The RAC has reported a significant hike in fuel prices over the last three weeks, with petrol and diesel costs surging by more than 3p and 4p per litre respectively.

This uptick has spiked the cost of filling up a family car or taxi by approximately £2, placing additional financial pressure on drivers across the UK.

Petrol prices have climbed from 140.2p to 143.4p per litre from 29 January to 18 February, while diesel prices have leapt from 148p to 152p in the same timeframe. This rise comes after a period of declining fuel costs, with petrol prices dropping by 17p over the last three months and diesel by 15p, reaching lows not seen since mid-October 2021.
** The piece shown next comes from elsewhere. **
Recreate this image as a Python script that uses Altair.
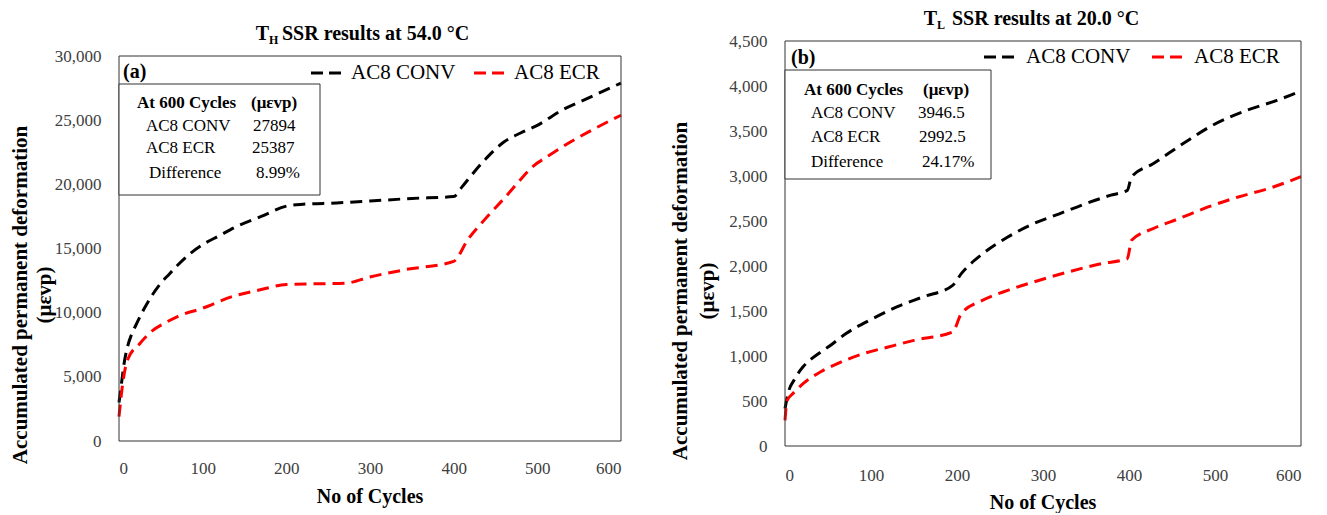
import altair as alt
import pandas as pd

FONT = "Liberation Serif"
SERIES = ["AC8 CONV", "AC8 ECR"]
COLORS = ["#000000", "#ff0000"]

# ---- panel (a): T_H at 54.0 °C ----
a_conv_x = [0, 3, 6, 10, 15, 20, 30, 40, 50, 60, 70, 85, 100, 120, 140, 170, 200, 220, 260, 300, 350, 400, 410, 425, 440, 460, 480, 500, 530, 560, 600]
a_conv_y = [3000, 4500, 6000, 7300, 8300, 9000, 10300, 11400, 12300, 13000, 13700, 14600, 15300, 16000, 16700, 17500, 18300, 18450, 18550, 18700, 18900, 19050, 19800, 21000, 22100, 23300, 24000, 24600, 25800, 26700, 27894]
a_ecr_x = [0, 4.5, 10, 25, 40, 55, 70, 100, 135, 170, 200, 236, 271, 301, 342, 400, 417, 437, 463, 480, 493, 513, 538, 563, 600]
a_ecr_y = [1900, 4500, 6300, 7600, 8600, 9200, 9700, 10350, 11250, 11800, 12200, 12250, 12300, 12800, 13350, 14000, 15700, 17250, 19100, 20370, 21300, 22200, 23240, 24150, 25387]

# ---- panel (b): T_L at 20.0 °C ----
b_conv_x = [0, 4, 11, 21, 31, 41, 51, 71, 101, 130, 160, 195, 205, 230, 259, 289, 319, 349, 378, 398, 403, 428, 463, 497, 537, 572, 600]
b_conv_y = [415, 600, 740, 880, 970, 1040, 1105, 1250, 1410, 1545, 1655, 1785, 1915, 2137, 2322, 2470, 2580, 2690, 2785, 2840, 2990, 3137, 3360, 3563, 3730, 3840, 3946.5]
b_ecr_x = [0, 2.5, 9, 21, 41, 61, 91, 120, 150, 195, 205, 230, 259, 289, 329, 368, 398, 403, 428, 458, 492, 527, 562, 600]
b_ecr_y = [285, 507, 580, 693, 822, 915, 1026, 1100, 1174, 1267, 1470, 1620, 1730, 1822, 1933, 2026, 2081, 2285, 2415, 2526, 2656, 2767, 2860, 2992.5]

a_table = [["At 600 Cycles", "(μεvp)"], ["AC8 CONV", "27894"], ["AC8 ECR", "25387"], ["Difference", "8.99%"]]
b_table = [["At 600 Cycles", "(μεvp)"], ["AC8 CONV", "3946.5"], ["AC8 ECR", "2992.5"], ["Difference", "24.17%"]]

a_title = ["T", "H", "SSR results at 54.0 °C"]
b_title = ["T", "L", "SSR results at 20.0 °C"]
y_title = ["Accumulated permanent deformation", "(μεvp)"]
x_title = "No of Cycles"
x_ticks = [0, 100, 200, 300, 400, 500, 600]
a_yticks = [0, 5000, 10000, 15000, 20000, 25000, 30000]
b_yticks = [0, 500, 1000, 1500, 2000, 2500, 3000, 3500, 4000, 4500]

one = pd.DataFrame({"k": [0]})


def txt(s, x, y, size=17, weight="normal", align="left", angle=0, color="#000"):
    kw = dict(font=FONT, fontSize=size, fontWeight=weight, align=align, baseline="middle", color=color)
    if angle:
        kw["angle"] = angle
    return alt.Chart(one).mark_text(**kw).encode(
        x=alt.value(x), y=alt.value(y), text=alt.value(s))


def panel(cx, cy, ex, ey, table, title, label, ymax, yticks, W, H, top, geo):
    df = pd.concat([
        pd.DataFrame({"c": cx, "v": cy, "s": SERIES[0]}),
        pd.DataFrame({"c": ex, "v": ey, "s": SERIES[1]}),
    ])
    lines = alt.Chart(df).mark_line(strokeWidth=3, strokeDash=[12, 7], interpolate="monotone").encode(
        x=alt.X("c:Q", scale=alt.Scale(domain=[0, 600], nice=False),
                axis=alt.Axis(values=x_ticks, title=None, labelPadding=geo["xpad"])),
        y=alt.Y("v:Q", scale=alt.Scale(domain=[0, ymax], nice=False, range=[H, top]),
                axis=alt.Axis(values=yticks, format=",.0f", title=None, labelPadding=18)),
        color=alt.Color("s:N", scale=alt.Scale(domain=SERIES, range=COLORS), legend=None),
        detail="s:N",
    )
    frame = alt.Chart(one).mark_rect(fill=None, stroke="#333", strokeWidth=1).encode(
        x=alt.value(0), x2=alt.value(W), y=alt.value(top), y2=alt.value(H))
    bx0, bx1, by0, by1 = geo["box"]
    box = alt.Chart(one).mark_rect(fill="white", stroke="#333", strokeWidth=1).encode(
        x=alt.value(bx0), x2=alt.value(bx1), y=alt.value(by0 + top), y2=alt.value(by1 + top))
    layers = [lines, frame, box]
    # table
    c1, c2 = geo["cols"]
    for i, (r, ys) in enumerate(zip(table, geo["rows"])):
        w = "bold" if i == 0 else "normal"
        layers.append(txt(r[0], c1 + geo["ind"][i], ys + top, 17, w))
        layers.append(txt(r[1], c2 + geo["vind"][i], ys + top, 17, w))
    # panel label
    layers.append(txt(label, geo["lab"][0], geo["lab"][1] + top, 20, "bold"))
    # legend
    ly = geo["leg_y"] + top
    for (s0, s1, tx), name, col in zip(geo["leg"], SERIES, COLORS):
        layers.append(alt.Chart(one).mark_rule(strokeWidth=3, strokeDash=[12, 6], color=col).encode(
            x=alt.value(s0), x2=alt.value(s1), y=alt.value(ly)))
        layers.append(txt(name, tx, ly, 21))
    # chart title with subscript
    tx, ty = geo["title"]
    layers.append(txt(title[0], tx, ty, 20, "bold", align="right"))
    layers.append(txt(title[1], tx, ty + 6, 12, "bold"))
    layers.append(txt(title[2], tx + geo["sub_w"], ty, 20, "bold"))
    # y axis title (two lines)
    layers.append(txt(y_title[0], geo["yt"][0], geo["yt"][2], 21, "bold", align="center", angle=270))
    layers.append(txt(y_title[1], geo["yt"][1], geo["yt"][2], 21, "bold", align="center", angle=270))
    # x axis title
    layers.append(txt(x_title, W / 2, geo["xt"], 20, "bold", align="center"))
    return alt.layer(*layers).properties(width=W, height=H)


# both panels share the same origin row; panel (a) plot starts 15px lower
left = panel(a_conv_x, a_conv_y, a_ecr_x, a_ecr_y, a_table, a_title, "(a)", 30000, a_yticks, 502, 400, 15,
             dict(xpad=19, box=(0, 201, 28, 139), cols=(18, 132), rows=(47, 70, 92, 117),
                  ind=(0, 9, 9, 12), vind=(0, 2, 1, 5), lab=(4, 16), leg_y=17,
                  leg=[(192, 222, 232), (355, 385, 395)], title=(150, -7), sub_w=13,
                  yt=(-98, -74, 254), xt=456))
right = panel(b_conv_x, b_conv_y, b_ecr_x, b_ecr_y, b_table, b_title, "(b)", 4500, b_yticks, 516, 405, 0,
              dict(xpad=21, box=(0, 206, 29, 138), cols=(19, 138), rows=(49, 72, 96, 121),
                   ind=(0, 7, 7, 7), vind=(0, -5, -4, -1), lab=(6, 17), leg_y=16,
                   leg=[(199, 229, 241), (367, 397, 409)], title=(152, -22), sub_w=15,
                   yt=(-104, -77, 250), xt=462))

chart = alt.hconcat(left, right, spacing=43).properties(
    padding={"left": 2, "top": 1, "right": 0, "bottom": 0}
).configure_view(stroke=None).configure_axis(
    labelFont=FONT, labelFontSize=17, labelColor="#404040", ticks=False, tickSize=0,
    domain=False, grid=False
)

chart.save("out.html", embed_options={"renderer": "svg", "actions": False})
The recent price increases are attributed to a spike in oil costs, which have been trading above $80 a barrel for most of the past month, a significant rise from previous weeks.

Impact of Fuel Rises on Taxi Drivers and Fares

The surge in fuel prices directly impacts taxi drivers, who rely heavily on fuel for their day-to-day operations. The cost of petrol and diesel constitutes a substantial portion of their operational expenses. As fuel prices rise, taxi drivers face increased costs, squeezing their margins and, in many cases, forcing them to work longer hours to maintain their earnings.

To cope with these rising costs, taxi operators often have no choice but to pass on the burden to consumers in the form of higher fares. Consequently, local taxi users may notice an increase in the cost of their journeys when tariffs are next reviewed. This price adjustment is a necessary measure to ensure that taxi services remain viable and sustainable in the face of fluctuating fuel prices.

RAC fuel spokesman Simon Williams said: “News that fuel prices have bottomed out and are now on the rise again is bad news for drivers, and possibly the economy and future inflation rates, too.

“While we’re not expecting prices to shoot up dramatically, it appears that oil is trading up, which in the absence of a stronger pound, means wholesale fuel costs more for retailers to buy in. The result is higher prices at the pump and more expense for the every-day driver.

“The Red Sea attacks by Houthi rebels, which are forcing tankers to avoid the Suez Canal and instead go round South Africa’s Cape of Good Hope, are clearly playing their part, but so have global refinery maintenance closures, the start of America’s driving season and UK retailers buying more fuel stocks ahead of the Budget to protect against a possible fuel duty hike by the Chancellor.

“Despite these factors, we ought not to see forecourt prices go up too much more from where they are today, but a lot depends on how much margin the biggest retailers decide to take.

“Positively for drivers, supermarket margins are lower than they were in January, but they are still significantly higher than they were prior to the pandemic and Russia’s invasion of Ukraine.

“If a ‘new normal’ supermarket margin were to settle around 7p, drivers would get a fairer deal. Last year, RAC data shows they benefitted from an average mark-up of 10p on every litre of fuel sold as opposed to just under 6p in 2019.”